Iran’s mission to the United Nations said yesterday that the Houthis in Yemen will allow salvage teams to head to the badly damaged Sounion suezmax tanker in the Red Sea and let it be towed.

The ship was attacked multiple times by the Houthis in international waters between Yemen and Eritrea eight days ago. The tanker, owned by Greece’s Delta Tankers, has been on fire since August 23 with the Houthis releasing a dramatic video of the moment they set it ablaze.

The EU naval force in the region gave an update on the state of the Delta Tankers vessel yesterday, warning it remains a navigational risk and a “serious and imminent threat of regional pollution” something that could lead to a “catastrophic environmental crisis”.

“Successful mitigation will require close coordination and active participation of regional states,” the EU naval taskforce stated.

“The risk of an oil spill, posing an extremely serious environmental hazard, remains high and there is widespread concern about the damage such a spill would cause within the region,” Arsenio Dominguez, the secretary-general of the International Maritime Organization said yesterday.
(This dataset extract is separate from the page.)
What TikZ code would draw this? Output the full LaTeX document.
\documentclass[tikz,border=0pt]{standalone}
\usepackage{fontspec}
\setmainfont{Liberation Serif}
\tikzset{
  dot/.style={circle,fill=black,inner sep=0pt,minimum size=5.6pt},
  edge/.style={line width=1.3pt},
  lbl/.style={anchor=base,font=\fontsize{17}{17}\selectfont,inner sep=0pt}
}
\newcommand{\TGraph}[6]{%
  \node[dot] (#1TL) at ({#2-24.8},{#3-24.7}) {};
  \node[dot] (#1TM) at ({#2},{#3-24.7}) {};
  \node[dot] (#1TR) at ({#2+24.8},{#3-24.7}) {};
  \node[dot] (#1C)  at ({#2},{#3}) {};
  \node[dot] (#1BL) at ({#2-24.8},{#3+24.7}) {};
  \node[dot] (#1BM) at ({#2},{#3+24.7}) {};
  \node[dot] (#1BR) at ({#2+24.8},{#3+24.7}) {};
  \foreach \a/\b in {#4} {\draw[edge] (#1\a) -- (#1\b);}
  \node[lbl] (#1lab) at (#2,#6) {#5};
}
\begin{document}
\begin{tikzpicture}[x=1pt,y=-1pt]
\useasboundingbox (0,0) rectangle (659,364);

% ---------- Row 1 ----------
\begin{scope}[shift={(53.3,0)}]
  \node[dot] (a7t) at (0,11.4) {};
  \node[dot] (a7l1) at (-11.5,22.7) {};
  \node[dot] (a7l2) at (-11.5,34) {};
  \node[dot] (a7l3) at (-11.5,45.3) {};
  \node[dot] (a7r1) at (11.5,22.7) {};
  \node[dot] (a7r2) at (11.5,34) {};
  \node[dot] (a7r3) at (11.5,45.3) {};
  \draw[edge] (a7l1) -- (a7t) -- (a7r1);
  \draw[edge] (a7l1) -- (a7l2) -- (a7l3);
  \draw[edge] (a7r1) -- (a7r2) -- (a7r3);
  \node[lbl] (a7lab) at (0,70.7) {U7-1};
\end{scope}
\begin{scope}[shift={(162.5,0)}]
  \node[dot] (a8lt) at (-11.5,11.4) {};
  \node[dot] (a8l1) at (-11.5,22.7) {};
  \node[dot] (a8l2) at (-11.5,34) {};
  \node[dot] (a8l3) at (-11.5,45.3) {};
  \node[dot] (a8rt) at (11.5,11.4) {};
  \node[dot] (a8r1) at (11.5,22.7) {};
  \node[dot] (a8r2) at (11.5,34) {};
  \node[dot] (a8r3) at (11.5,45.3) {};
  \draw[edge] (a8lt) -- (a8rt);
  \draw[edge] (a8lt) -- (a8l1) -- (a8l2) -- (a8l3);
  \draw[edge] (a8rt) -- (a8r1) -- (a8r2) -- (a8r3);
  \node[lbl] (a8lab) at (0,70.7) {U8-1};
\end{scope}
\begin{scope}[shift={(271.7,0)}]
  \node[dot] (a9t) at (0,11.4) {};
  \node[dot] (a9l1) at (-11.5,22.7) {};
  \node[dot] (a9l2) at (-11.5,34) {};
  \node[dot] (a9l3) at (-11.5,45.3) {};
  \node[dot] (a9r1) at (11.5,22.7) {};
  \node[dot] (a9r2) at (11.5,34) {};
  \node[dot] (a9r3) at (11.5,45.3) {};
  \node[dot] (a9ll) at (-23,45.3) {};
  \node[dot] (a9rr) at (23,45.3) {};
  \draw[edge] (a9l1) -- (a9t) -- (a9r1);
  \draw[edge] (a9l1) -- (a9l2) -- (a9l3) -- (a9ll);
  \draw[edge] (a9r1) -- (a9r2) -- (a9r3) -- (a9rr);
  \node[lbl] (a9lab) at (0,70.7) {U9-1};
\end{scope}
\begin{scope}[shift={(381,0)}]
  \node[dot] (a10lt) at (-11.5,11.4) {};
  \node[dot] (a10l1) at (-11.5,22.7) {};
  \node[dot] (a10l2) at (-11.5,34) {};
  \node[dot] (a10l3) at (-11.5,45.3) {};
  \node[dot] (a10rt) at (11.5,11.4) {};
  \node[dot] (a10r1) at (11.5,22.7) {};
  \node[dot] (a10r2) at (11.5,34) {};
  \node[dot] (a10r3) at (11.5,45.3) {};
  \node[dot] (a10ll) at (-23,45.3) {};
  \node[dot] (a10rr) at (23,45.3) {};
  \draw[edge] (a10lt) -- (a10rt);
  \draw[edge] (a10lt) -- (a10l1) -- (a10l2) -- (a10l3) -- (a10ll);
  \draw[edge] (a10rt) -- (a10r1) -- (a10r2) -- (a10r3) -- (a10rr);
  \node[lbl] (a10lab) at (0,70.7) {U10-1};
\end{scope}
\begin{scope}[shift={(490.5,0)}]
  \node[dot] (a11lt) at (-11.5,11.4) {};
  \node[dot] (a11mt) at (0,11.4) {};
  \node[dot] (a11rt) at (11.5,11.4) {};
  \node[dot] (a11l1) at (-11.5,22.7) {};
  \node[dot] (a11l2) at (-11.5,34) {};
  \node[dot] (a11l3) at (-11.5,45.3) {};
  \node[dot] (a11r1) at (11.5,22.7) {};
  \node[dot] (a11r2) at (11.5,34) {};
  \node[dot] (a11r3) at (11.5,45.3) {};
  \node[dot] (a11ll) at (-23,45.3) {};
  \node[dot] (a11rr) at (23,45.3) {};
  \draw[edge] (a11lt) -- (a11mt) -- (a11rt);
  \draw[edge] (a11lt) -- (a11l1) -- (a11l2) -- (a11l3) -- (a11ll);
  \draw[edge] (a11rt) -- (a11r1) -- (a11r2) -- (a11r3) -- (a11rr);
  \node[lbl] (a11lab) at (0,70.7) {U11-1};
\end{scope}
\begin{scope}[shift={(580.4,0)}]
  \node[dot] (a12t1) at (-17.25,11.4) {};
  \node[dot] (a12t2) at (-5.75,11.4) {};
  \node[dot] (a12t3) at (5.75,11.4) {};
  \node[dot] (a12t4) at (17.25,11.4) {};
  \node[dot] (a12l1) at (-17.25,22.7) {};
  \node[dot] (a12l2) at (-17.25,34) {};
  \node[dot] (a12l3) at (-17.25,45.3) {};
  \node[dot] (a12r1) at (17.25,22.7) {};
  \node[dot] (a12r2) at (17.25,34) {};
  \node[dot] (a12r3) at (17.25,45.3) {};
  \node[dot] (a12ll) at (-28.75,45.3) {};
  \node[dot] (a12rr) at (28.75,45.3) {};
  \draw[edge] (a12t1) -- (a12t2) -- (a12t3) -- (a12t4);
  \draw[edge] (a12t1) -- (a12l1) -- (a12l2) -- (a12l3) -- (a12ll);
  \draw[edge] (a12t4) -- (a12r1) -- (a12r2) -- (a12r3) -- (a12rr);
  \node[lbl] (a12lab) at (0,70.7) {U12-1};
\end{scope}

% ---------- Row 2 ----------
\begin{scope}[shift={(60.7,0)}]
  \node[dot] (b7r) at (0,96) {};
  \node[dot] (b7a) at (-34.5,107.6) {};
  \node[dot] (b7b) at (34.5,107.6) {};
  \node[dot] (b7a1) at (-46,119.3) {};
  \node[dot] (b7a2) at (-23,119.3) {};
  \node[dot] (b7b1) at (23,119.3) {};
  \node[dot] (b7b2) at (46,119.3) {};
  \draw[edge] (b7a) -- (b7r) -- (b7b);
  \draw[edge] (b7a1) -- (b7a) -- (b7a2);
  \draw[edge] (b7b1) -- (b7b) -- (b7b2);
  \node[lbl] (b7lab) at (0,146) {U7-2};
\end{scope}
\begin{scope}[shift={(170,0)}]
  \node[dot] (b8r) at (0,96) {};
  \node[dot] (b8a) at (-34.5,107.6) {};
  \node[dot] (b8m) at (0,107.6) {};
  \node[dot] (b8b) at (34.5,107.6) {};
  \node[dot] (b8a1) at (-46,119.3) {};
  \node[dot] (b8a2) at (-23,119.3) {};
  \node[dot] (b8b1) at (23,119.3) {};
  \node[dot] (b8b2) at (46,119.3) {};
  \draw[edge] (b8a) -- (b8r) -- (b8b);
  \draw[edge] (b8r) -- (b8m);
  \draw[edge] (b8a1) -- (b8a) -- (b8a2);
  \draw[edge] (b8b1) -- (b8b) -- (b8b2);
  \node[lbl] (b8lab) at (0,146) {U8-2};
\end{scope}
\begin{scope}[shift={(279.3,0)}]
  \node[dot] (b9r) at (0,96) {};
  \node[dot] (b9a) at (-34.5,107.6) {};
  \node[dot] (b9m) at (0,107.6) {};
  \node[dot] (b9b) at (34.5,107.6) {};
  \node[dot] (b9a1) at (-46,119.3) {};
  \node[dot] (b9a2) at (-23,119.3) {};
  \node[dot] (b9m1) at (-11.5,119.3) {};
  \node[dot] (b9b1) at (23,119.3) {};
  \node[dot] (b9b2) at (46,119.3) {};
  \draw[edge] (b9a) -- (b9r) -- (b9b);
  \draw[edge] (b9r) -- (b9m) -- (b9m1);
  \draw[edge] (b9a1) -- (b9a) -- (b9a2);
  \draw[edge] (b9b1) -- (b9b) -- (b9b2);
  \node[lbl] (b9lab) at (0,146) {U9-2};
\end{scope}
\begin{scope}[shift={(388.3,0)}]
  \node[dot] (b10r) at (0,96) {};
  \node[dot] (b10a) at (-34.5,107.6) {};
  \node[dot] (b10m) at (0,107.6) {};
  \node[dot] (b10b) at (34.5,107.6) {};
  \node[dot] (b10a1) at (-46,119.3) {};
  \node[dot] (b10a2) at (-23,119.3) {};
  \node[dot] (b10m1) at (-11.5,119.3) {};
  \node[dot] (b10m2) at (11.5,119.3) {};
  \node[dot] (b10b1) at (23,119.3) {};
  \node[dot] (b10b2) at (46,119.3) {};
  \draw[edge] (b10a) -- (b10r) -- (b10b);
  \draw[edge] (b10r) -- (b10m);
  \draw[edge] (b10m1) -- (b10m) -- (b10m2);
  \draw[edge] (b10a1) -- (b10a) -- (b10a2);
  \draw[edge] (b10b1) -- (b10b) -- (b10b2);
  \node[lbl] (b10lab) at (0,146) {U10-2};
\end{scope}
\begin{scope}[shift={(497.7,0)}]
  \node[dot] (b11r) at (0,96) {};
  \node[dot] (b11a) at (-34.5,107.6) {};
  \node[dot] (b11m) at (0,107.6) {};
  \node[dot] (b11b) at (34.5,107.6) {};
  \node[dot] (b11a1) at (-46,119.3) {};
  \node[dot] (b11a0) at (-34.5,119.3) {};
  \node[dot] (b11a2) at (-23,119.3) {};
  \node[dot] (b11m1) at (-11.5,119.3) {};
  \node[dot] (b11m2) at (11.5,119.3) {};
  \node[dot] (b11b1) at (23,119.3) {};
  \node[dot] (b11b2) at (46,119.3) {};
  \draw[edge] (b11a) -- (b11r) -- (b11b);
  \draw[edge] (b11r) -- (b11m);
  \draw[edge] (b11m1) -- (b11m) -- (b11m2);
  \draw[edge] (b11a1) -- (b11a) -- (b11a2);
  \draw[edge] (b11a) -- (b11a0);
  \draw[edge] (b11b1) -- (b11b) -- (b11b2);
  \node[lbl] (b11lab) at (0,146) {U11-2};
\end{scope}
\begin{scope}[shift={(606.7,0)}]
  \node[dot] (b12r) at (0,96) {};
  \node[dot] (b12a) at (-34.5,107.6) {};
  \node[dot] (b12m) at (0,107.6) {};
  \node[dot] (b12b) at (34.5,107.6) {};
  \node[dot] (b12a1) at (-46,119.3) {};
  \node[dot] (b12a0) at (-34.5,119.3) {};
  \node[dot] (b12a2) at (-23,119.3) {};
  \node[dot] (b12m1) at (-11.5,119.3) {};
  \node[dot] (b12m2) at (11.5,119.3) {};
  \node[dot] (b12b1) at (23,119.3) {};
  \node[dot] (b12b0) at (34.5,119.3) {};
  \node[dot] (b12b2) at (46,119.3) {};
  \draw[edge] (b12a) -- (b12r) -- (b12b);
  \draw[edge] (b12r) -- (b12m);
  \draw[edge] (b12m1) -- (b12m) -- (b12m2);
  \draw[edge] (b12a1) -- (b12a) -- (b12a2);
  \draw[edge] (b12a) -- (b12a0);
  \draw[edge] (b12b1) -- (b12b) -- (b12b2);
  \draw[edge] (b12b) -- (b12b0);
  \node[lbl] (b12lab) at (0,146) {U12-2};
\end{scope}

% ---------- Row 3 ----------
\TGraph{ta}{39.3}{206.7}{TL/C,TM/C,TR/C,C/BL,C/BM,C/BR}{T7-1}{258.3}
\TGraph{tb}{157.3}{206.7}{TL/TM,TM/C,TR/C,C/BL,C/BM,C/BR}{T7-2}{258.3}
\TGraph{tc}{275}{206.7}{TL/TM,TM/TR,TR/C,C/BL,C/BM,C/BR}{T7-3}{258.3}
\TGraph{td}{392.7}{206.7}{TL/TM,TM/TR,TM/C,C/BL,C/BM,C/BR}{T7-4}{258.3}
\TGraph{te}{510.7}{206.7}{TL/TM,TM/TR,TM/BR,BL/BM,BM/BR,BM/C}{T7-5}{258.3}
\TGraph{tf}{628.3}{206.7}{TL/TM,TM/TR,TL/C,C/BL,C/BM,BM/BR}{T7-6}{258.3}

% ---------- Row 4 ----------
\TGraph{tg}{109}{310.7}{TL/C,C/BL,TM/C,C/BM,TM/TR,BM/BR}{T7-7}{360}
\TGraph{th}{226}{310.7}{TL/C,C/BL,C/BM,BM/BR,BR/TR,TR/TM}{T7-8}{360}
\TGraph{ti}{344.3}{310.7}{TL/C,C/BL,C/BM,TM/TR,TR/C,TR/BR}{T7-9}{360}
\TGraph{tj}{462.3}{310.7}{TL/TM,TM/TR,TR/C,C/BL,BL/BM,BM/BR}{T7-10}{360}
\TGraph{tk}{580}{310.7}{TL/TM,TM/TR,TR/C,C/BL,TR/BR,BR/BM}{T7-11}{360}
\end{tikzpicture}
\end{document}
If there is a spill from the ship, states won’t be eligible to receive a payout from the International Oil Pollution Compensation Funds. Such payments are exempt when there’s damage that results from acts of war, hostilities, civil war or insurrection.

The Sounion is carrying 150,000 tons of crude oil from Iraq. The badly damaged ship risks spilling four times as much oil as the Exxon Valdez, arguably tanker shipping’s most famous casualty, potentially becoming the fifth worst oil spill of all time, according to statistics carried by the International Tanker Owners Pollution Federation (ITOPF).